Processing failure: No such file or directory

当我尝试执行函数时:

%scala
DummyDataGenerator.start(15)

有人可以看一下代码并帮助破译我收到错误的原因吗:

class DummyDataGenerator:
  streamDirectory = "/FileStore/tables/flight"
None # suppress output

我不确定上面的单元格是如何被调用到函数 DummyDataGenerator

%scala

import scala.util.Random
import java.io._
import java.time._

// Notebook #2 has to set this to 8, we are setting
// it to 200 to "restore" the default behavior.
spark.conf.set("spark.sql.shuffle.partitions", 200)

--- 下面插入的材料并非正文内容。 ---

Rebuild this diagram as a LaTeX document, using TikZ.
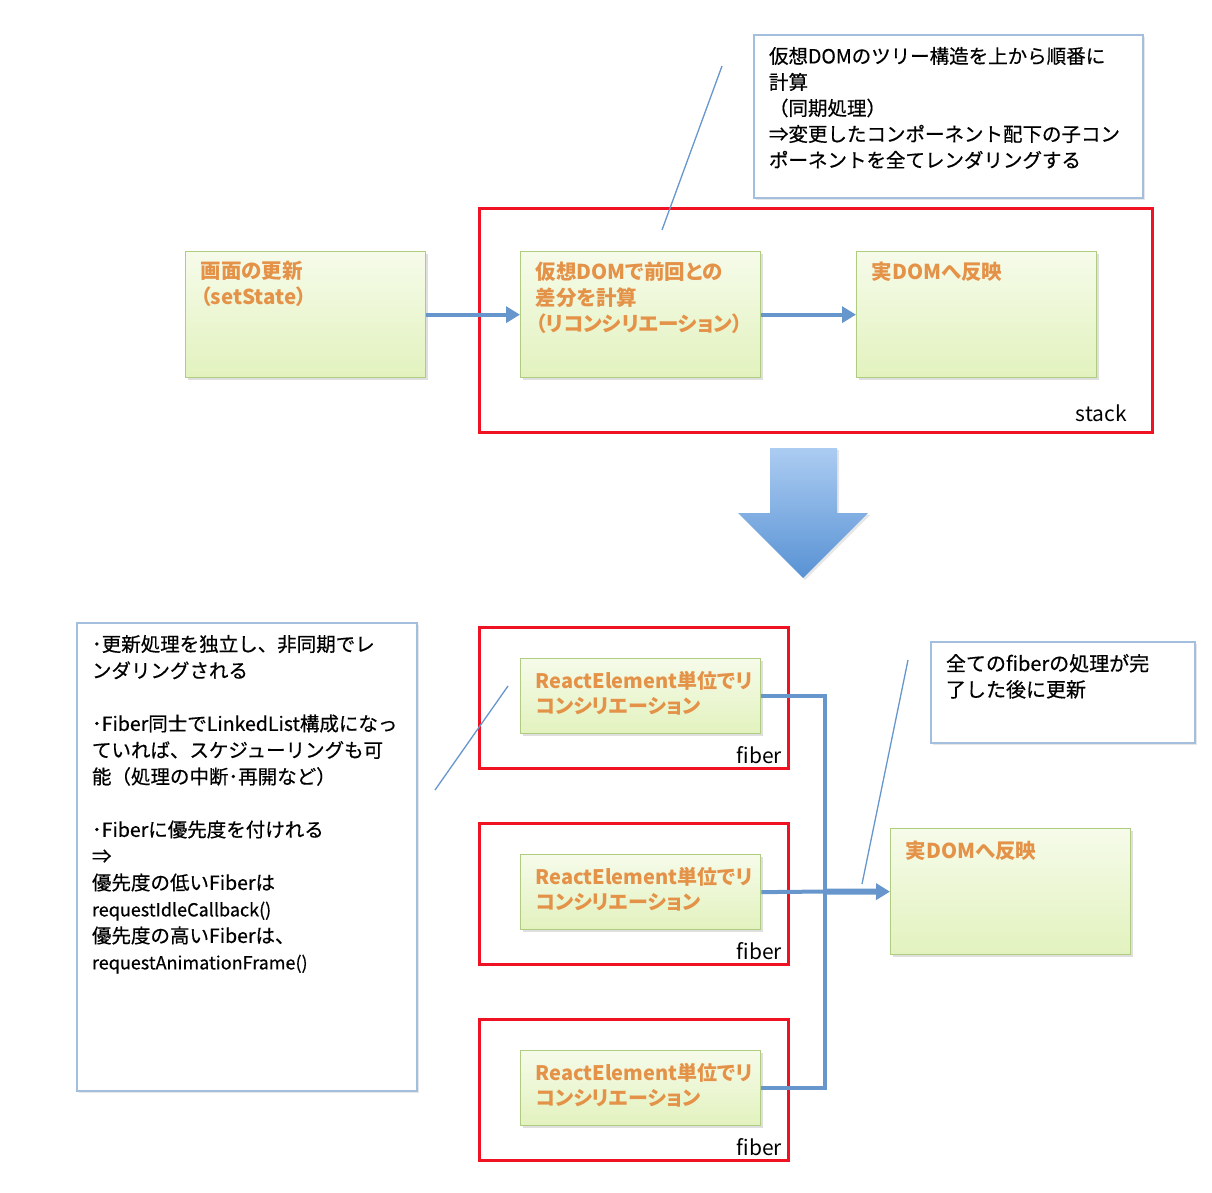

// Make the username available to all other languages.
// "WARNING: use of the "current" username is unpredictable
// when multiple users are collaborating and should be replaced
// with the notebook ID instead.
val username = com.databricks.logging.AttributionContext.current.tags(com.databricks.logging.BaseTagDefinitions.TAG_USER);
spark.conf.set("com.databricks.training.username", username)

object DummyDataGenerator extends Runnable {
  var runner : Thread = null;
  val className = getClass().getName()
  val streamDirectory = s"dbfs:/tmp/$username/new-flights"
  val airlines = Array( ("American", 0.17), ("Delta", 0.12), ("Frontier", 0.14), ("Hawaiian", 0.13), ("JetBlue", 0.15), ("United", 0.11), ("Southwest", 0.18) )
  val reasons = Array("Air Carrier", "Extreme Weather", "National Aviation System", "Security", "Late Aircraft")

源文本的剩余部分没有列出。